B. Aspromonte. Non ci fu alcun atteggiamento oscillatorio da parte di Rattazzi; semmai vi fu un po’ d’incapacità a liquidare tempestivamente una serie di prefetti e alti funzionari filogaribaldini che i governi Cavour e Ricasoli avevano nominati nei posti più importanti della Sicilia (Palermo, Messina e Catania). Poi naturalmente questi prefetti e lo stesso Garibaldi mettevano in giro le voci sull’acquiescenza del re e di Rattazzi, facendo riferimento all’atteggiamento che Vittorio Emanuele II aveva già avuto durante l’impresa dei Mille. Ma nel capitolo 13, paragrafi 3 e 4, cerco di dimostrare documenti alla mano proprio questo, sia a Sarnico sia nella sommossa siciliana finita ad Aspromonte. La collusione di Rattazzi con i movimenti garibaldini è una vera e propria balla, come dimostro citando anche il ruolo di Guerzoni che, come segretario di Depretis, era il vero agente garibaldino dentro il governo che agiva contro Rattazzi e fu il primo a dimettersi subito dopo Sarnico.

C. Mentana. Qui su Rattazzi si sono scritte veramente delle falsità. Non solo perché Rattazzi con Mentana non c’entra nulla, visto che si era dimesso venti giorni prima e quindi nella crisi che culminò nei fatti di Mentana era capo del governo Menabrea. Sul comportamento di Rattazzi nel governo che si dimise il 19 ottobre credo di aver dimostrato che Rattazzi voleva assolutamente togliersi dai piedi Garibaldi, come fece facendolo arrestare a fine settembre perché questo era il segnale da dare a Napoleone III per poter intraprendere un’azione come esercito italiano per “pacificare” Roma. C’era un vero e proprio piano approvato dal governo e dal re che fu tradito dal re medesimo e da lui sabotato facendo dimettere il ministro della guerra Genova di Revel il 17 ottobre senza avvisare prima Rattazzi. Questo è narrato nei particolari nel capitolo 15, paragrafo 2. Quindi in specie sul periodo pre-Mentana non ci fu nessun atteggiamento equivoco od oscillatorio da parte del governo da parte di Rattazzi. Egli, anzi, voleva metter fuori gioco Garibaldi e fu tradito dal re e dal Revel. Addirittura il re confidò al Revel che voleva far arrestare Rattazzi …
A ciò aggiungerei anche un quarto momento topico dell’azione di Rattazzi: fu la sua offerta a Ricasoli nel 1861 di fare un accordo politico (cfr. capitolo 12, paragrafo 4), una sorte di secondo connubio [dopo la morte di Cavour, il 6 giugno 1861] per cercare di riavviare una politica di riforme moderate per risanare lo Stato dopo le enormi spese sostenute nella guerra e far fronte alle difficoltà come il brigantaggio, il deficit spaventoso, il rilancio della politica laica per Roma, ecc.
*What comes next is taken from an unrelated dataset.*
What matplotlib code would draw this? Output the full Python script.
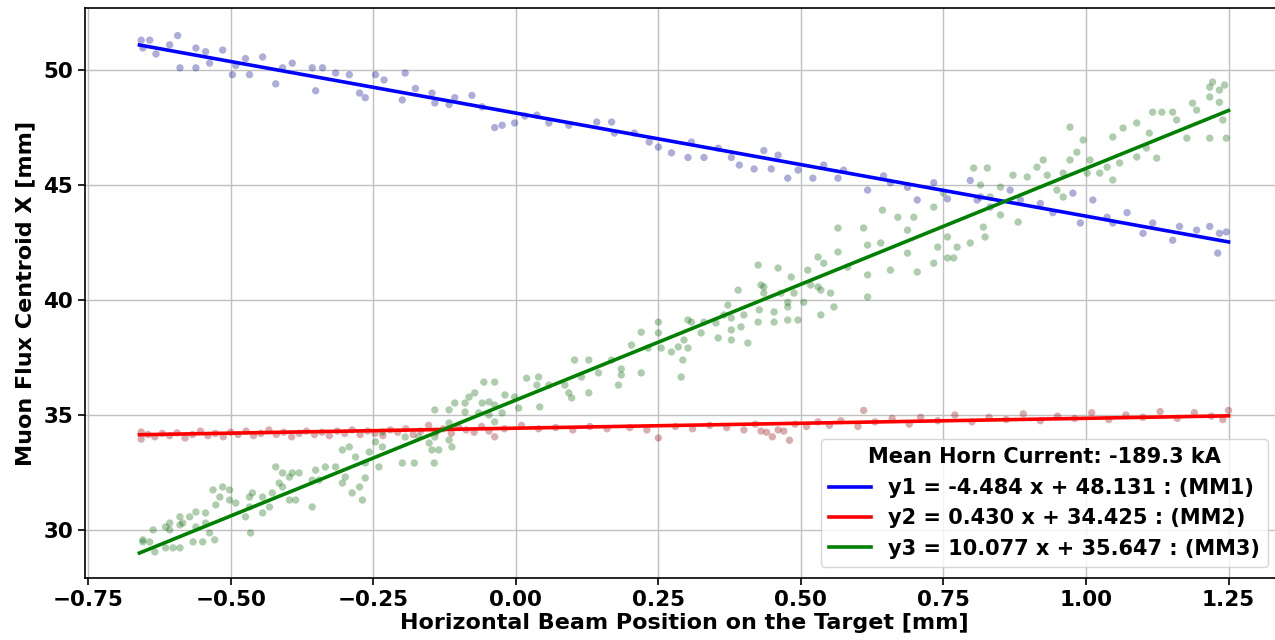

All’offerta di Rattazzi, Ricasoli oppose un rifiuto perché così volevano i membri della sua consorteria, accusando Rattazzi di intrigare. Ma Rattazzi quest’offerta la fece sia personalmente a Ricasoli in un colloquio, sia alla Camera il 4 dicembre. Insomma, nessun intrigo per sostituirlo.
M’hai convinto, Malandrino. E lo sospettavo già prima, ma ho voluto darti il modo di prendere il toro per le corna sintetizzando le tue argomentazioni su quelli che mi sono parsi i nodi di fondo che, a quanto credo, saranno i più discussi. Spero che saranno convinti pure tanti lettori appassionati e soprattutto gli studiosi del Risorgimento. E ti sono e siamo tutti grati, non solo per via di Alessandria. Del resto di riandare al Risorgimento avremmo tanto tanto bisogno, in Italia e nel mondo, mentre innumerevoli tamburi risuonano nella notte della Storia nostra. Avremmo proprio bisogno di un vero Risorgimento, nel mio auspicio di un Risorgimento Socialista, in un’Italia e mondo in cui una sinistra troppo spesso in ripiegamento, invece di rinascere balbetta. Ma questa è un’altra storia.